• **Source material**:

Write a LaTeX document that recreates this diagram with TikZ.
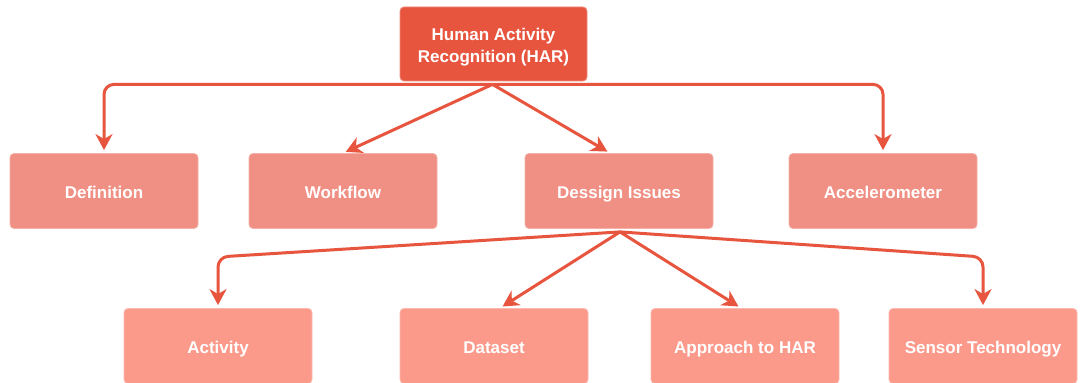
\documentclass[tikz,border=0pt]{standalone}
\usepackage{fontspec}
\setmainfont{Liberation Sans}
\usetikzlibrary{arrows.meta,calc}
\definecolor{rootc}{HTML}{E8553F}
\definecolor{midc}{HTML}{F08F83}
\definecolor{lowc}{HTML}{FB9A8B}
\definecolor{linec}{HTML}{E8553F}
\tikzset{
  box/.style={rectangle, rounded corners=2pt, inner sep=0pt, text=white,
    font=\fontsize{8.5pt}{11pt}\selectfont\bfseries, align=center,
    minimum width=94pt, minimum height=37.5pt},
  oneline/.style={text height=8.6pt, text depth=1.2pt},
  rootbox/.style={box, fill=rootc, draw=rootc!70!white, line width=0.4pt, minimum width=93.5pt, minimum height=37pt},
  midbox/.style={box, oneline, fill=midc, draw=midc!70!white, line width=0.4pt},
  lowbox/.style={box, oneline, fill=lowc, draw=lowc!70!white, line width=0.4pt},
  conn/.style={draw=linec, line width=1.5pt, rounded corners=5pt,
    -{Stealth[length=8pt,width=8.5pt,inset=2.5pt]}, shorten >=1.5pt}
}
\begin{document}
\begin{tikzpicture}[x=0.5pt,y=-0.5pt]
\useasboundingbox (0,0) rectangle (1080,383);
\fill[white] (0,0) rectangle (1080,383);
\clip (0,0) rectangle (1080,383);
% nodes
\node[rootbox] (root) at (493.5,44) {};
\node[text=white, font=\fontsize{8.5pt}{11pt}\selectfont\bfseries, align=center, inner sep=0pt] (roottext) at (493.5,47) {Human Activity\\Recognition (HAR)};
\node[midbox] (def) at (104,191) {Definition};
\node[midbox] (wf) at (343,191) {Workflow};
\node[midbox] (dess) at (619,191) {Dessign Issues};
\node[midbox] (acc) at (883,191) {Accelerometer};
\node[lowbox] (act) at (218,346) {Activity};
\node[lowbox] (data) at (494,346) {Dataset};
\node[lowbox] (appr) at (745,346) {Approach to HAR};
\node[lowbox] (sen) at (983,346) {Sensor Technology};
% coordinates
\coordinate (r0) at ($(root.south)+(-1,3)$);
\coordinate (d0) at ($(dess.south)+(1,3)$);
% level 1 connectors
\draw[conn] (r0) -| (def.north);
\draw[conn] (r0) -| (acc.north);
\draw[conn] (r0) -- (wf.north);
\draw[conn] (r0) -- ($(dess.north)+(-9,0)$);
% level 2 connectors
\draw[conn] (d0) -- (act.north |- 0,257) -- (act.north);
\draw[conn] (d0) -- (sen.north |- 0,257) -- (sen.north);
\draw[conn] (d0) -- ($(data.north)+(6,0)$);
\draw[conn] (d0) -- ($(appr.north)+(-4,0)$);
\end{tikzpicture}
\end{document}
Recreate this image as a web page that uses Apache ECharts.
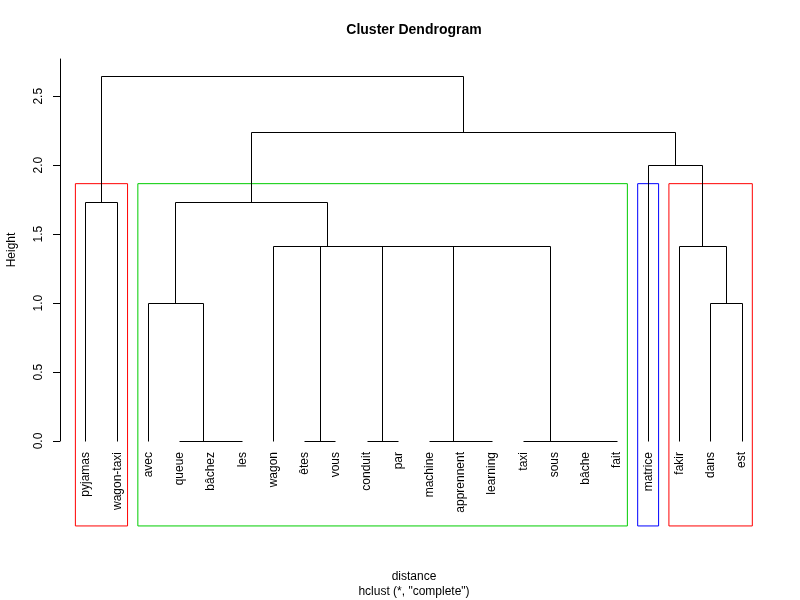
<!DOCTYPE html>
<html><head><meta charset="utf-8">
<script src="https://cdn.jsdelivr.net/npm/echarts@6/dist/echarts.min.js"></script>
<style>html,body{margin:0;padding:0;background:#fff}#c{width:800px;height:600px}</style>
</head><body><div id="c"></div>
<script>
// Leaves in dendrogram order
const leaves = ['pyjamas','wagon-taxi','avec','queue','bâchez','les','wagon','êtes','vous','conduit','par','machine','apprennent','learning','taxi','sous','bâche','fait','matrice','fakir','dans','est'];
// hclust-style merges: negative = leaf position (1-based), positive = earlier merge row (1-based)
const mergeLeft   = [-5,-4,-8,-10,-13,-12,-17,-16,-15,-3,-21, 6, 4, 3,-7,-20,-1,10,-19,18,17];
const mergeRight  = [-6, 1,-9,-11,-14,  5,-18,  7,  8, 2,-22, 9,12,13,14, 11,-2,15, 16,19,20];
const mergeHeight = [0,0,0,0,0,0,0,0,0,1,1,1.414,1.414,1.414,1.414,1.414,1.732,1.732,2,2.236,2.646];
// rect.hclust(k = 4) clusters
const clusterSizes  = [2,16,1,3];
const clusterColors = ['#FF0000','#00CD00','#0000FF','#FF0000'];
const yTicks = [0,0.5,1,1.5,2,2.5];

const FONT = '"Liberation Sans", Arial, Helvetica, sans-serif';

// build segments from merges
const segs = [];
const mx = [], mh = [];
function node(ref){ return ref < 0 ? [-ref, 0] : [mx[ref-1], mh[ref-1]]; }
for (let i = 0; i < mergeLeft.length; i++){
  const a = node(mergeLeft[i]), b = node(mergeRight[i]), H = mergeHeight[i];
  segs.push([a[0], a[1], a[0], H]);
  segs.push([a[0], H, b[0], H]);
  segs.push([b[0], H, b[0], b[1]]);
  mx.push((a[0]+b[0])/2); mh.push(H);
}
// rectangles
const k = clusterSizes.length, n = mergeHeight.length;
const rectTop = (mergeHeight[n-k+1] + mergeHeight[n-k]) / 2;
const rectBottom = -0.616;
const rectSeries = [];
let cum = 0;
clusterSizes.forEach((s, i) => {
  const x1 = cum + 0.66, x2 = cum + s + 0.33;
  rectSeries.push({
    type: 'line', silent: true, clip: false, symbol: 'none', z: 1,
    lineStyle: {color: clusterColors[i], width: 1},
    itemStyle: {color: clusterColors[i]},
    data: [[x1, rectBottom], [x1, rectTop], [x2, rectTop], [x2, rectBottom], [x1, rectBottom]]
  });
  cum += s;
});

const snap = v => Math.round(v - 0.5) + 0.5;

const chart = echarts.init(document.getElementById('c'), null, {renderer:'canvas'});
chart.setOption({
  animation: false,
  backgroundColor: '#fff',
  grid: {left: 60, top: 59, width: 708, height: 382},
  xAxis: {type: 'value', min: 0.1677, max: 22.832, show: false},
  yAxis: {
    type: 'value', min: 0, max: 2.77,
    splitLine: {show: false},
    axisLine: {show: true, lineStyle: {color: '#000', width: 1}},
    axisTick: {show: true, length: 7, lineStyle: {color: '#000'}, customValues: yTicks},
    axisLabel: {show: true, rotate: 90, color: '#000', fontSize: 12, fontFamily: FONT, margin: 15,
      customValues: yTicks, formatter: v => Number(v).toFixed(1)}
  },
  graphic: [
    {type: 'text', x: 414, y: 30, style: {text: 'Cluster Dendrogram', font: 'bold 14px ' + FONT, fill: '#000', textAlign: 'center', textVerticalAlign: 'middle'}},
    {type: 'text', x: 414, y: 577, style: {text: 'distance', font: '12px ' + FONT, fill: '#000', textAlign: 'center', textVerticalAlign: 'middle'}},
    {type: 'text', x: 414, y: 592, style: {text: 'hclust (*, "complete")', font: '12px ' + FONT, fill: '#000', textAlign: 'center', textVerticalAlign: 'middle'}},
    {type: 'text', x: 12, y: 250, rotation: Math.PI/2, style: {text: 'Height', font: '12px ' + FONT, fill: '#000', textAlign: 'center', textVerticalAlign: 'middle'}}
  ],
  series: rectSeries.concat([
    {
      type: 'custom', coordinateSystem: 'cartesian2d', silent: true, clip: false, z: 2,
      data: segs,
      renderItem: (params, api) => {
        const p1 = api.coord([api.value(0), api.value(1)]);
        const p2 = api.coord([api.value(2), api.value(3)]);
        return {type: 'line', shape: {x1: snap(p1[0]), y1: snap(p1[1]), x2: snap(p2[0]), y2: snap(p2[1])},
          style: {stroke: '#000', lineWidth: 1}};
      }
    },
    {
      type: 'custom', coordinateSystem: 'cartesian2d', silent: true, clip: false, z: 3,
      data: leaves.map((l, i) => [i + 1, 0]),
      renderItem: (params, api) => {
        const p = api.coord([api.value(0), api.value(1)]);
        return {type: 'text', x: p[0], y: p[1] + 11, rotation: Math.PI/2,
          style: {text: leaves[params.dataIndex], font: '12px ' + FONT, fill: '#000', textAlign: 'right', textVerticalAlign: 'middle'}};
      }
    }
  ])
});
</script></body></html>
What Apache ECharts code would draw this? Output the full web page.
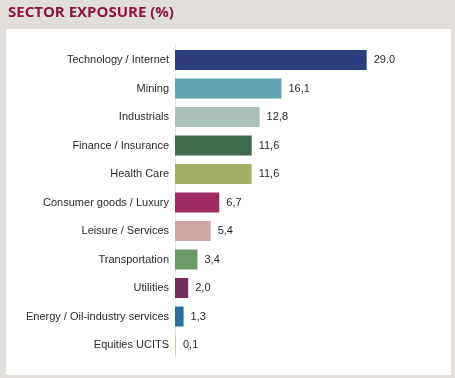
<!DOCTYPE html>
<html>
<head>
<meta charset="utf-8">
<script src="https://cdn.jsdelivr.net/npm/echarts@6/dist/echarts.min.js"></script>
<style>
html,body{margin:0;padding:0;background:#e2deda;}
#c{width:455px;height:378px;}
</style>
</head>
<body>
<div id="c"></div>
<script>
var categories = ["Technology / Internet","Mining","Industrials","Finance / Insurance","Health Care","Consumer goods / Luxury","Leisure / Services","Transportation","Utilities","Energy / Oil-industry services","Equities UCITS"];
var values = [29.0,16.1,12.8,11.6,11.6,6.7,5.4,3.4,2.0,1.3,0.1];
var valueLabels = ["29.0","16,1","12,8","11,6","11,6","6,7","5,4","3,4","2,0","1,3","0,1"];
var colors = ["#2e3c80","#5fa3ae","#abc0b8","#3e694b","#a3ae66","#9c2c5f","#d0a5a5","#6a9a65","#722e58","#2a6ea2","#c9cba0"];

var chart = echarts.init(document.getElementById('c'), null, {renderer:'canvas'});
chart.setOption({
  backgroundColor: '#e2deda',
  animation: false,
  graphic: [
    {type:'rect', shape:{x:6,y:29,width:445,height:346}, style:{fill:'#ffffff'}, z:-10},
    {type:'text', left:8, top:5, style:{text:'SECTOR EXPOSURE (%)', fill:'#8f1446', font:'bold 15px "Open Sans"'}}
  ],
  grid: {left:175, top:45.75, width:264.4, height:313.5, containLabel:false},
  xAxis: {type:'value', min:0, max:40, show:false},
  yAxis: {
    type:'category', data:categories, inverse:true,
    axisLine:{show:true, lineStyle:{color:'#e6e6e6', width:1}},
    axisTick:{show:false},
    axisLabel:{color:'#2a2a2a', fontSize:11, fontFamily:'Liberation Sans', margin:6}
  },
  series: [{
    type:'bar', barWidth:20, barMinHeight:1,
    data: values.map(function(v,i){return {value:v, itemStyle:{color:colors[i]}};}),
    label:{show:true, position:'right', distance:7, color:'#2a2a2a', fontSize:11, fontFamily:'Liberation Sans',
      formatter:function(p){return valueLabels[p.dataIndex];}}
  }]
});
</script>
</body>
</html>
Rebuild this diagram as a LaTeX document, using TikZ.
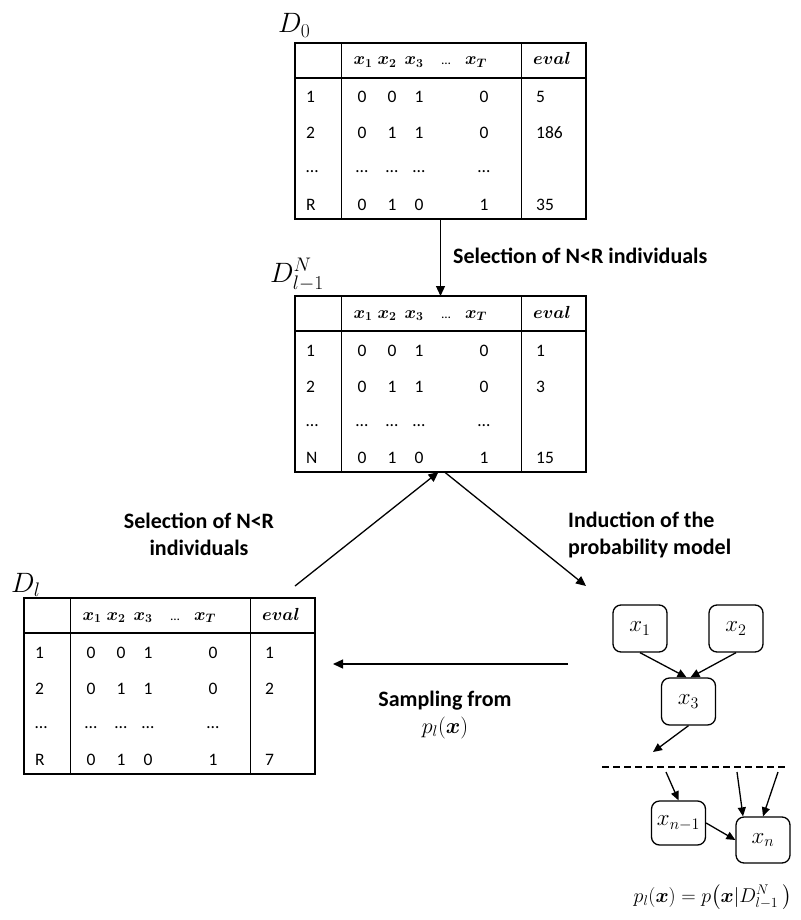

• **Challenge**:
How many lines in these records hold the string "that"? Reply with the number alone.

• **Task answer**:
2